Reading about Steenrod squares and a result regarding the Hopf invariant the following homeomorphism is used in a proof without being proved $\Sigma^k(C_f) = C_{\Sigma^kf}.$ Here $\Sigma$ is the reduced suspension and $C_f$ the mapping cone. I have written down a "proof" of this but it is hand-wavy to say the least.
So, assume $k=1$ (rest follows by induction).

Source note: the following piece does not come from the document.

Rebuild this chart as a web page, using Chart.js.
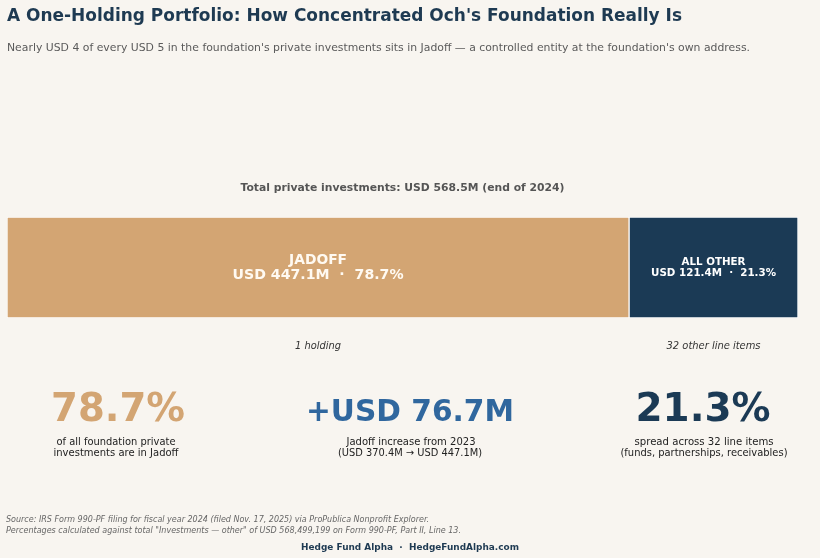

I argue that $\Sigma C X = C\Sigma X$, where $CX$ is the reduced cone, i.e. $CX = X\times I / \{x_0\}\times I\cup X \times\{1\}$.
By writing out the definitions I find $C\Sigma X = X\times I \times I \big/ \{x_0\}\times I\times I \cup X\times \{0\}\times I\cup X\times\{1\}\times I\cup X\times I \times \{1\}$ and $\Sigma C X = X\times I \times I \big/ \{x_0\}\times I\times I\cup X\times I\times\{0\}\cup X\times I\times\{1\}\cup X\times\{1\}\times I.$ Then $[x, t_1, t_2] \rightarrow [x, t_2, t_1]$ should be a homemorphism.
Continuing with $\Sigma C_f$ and writing out relations: $\Sigma C_f = \Sigma Y \amalg \Sigma C X \big/ \left([x,0,t]\sim[f(x), t]\right) = C_{\Sigma f}$ where the last equality follows from the homeomorphism above. Is this OK?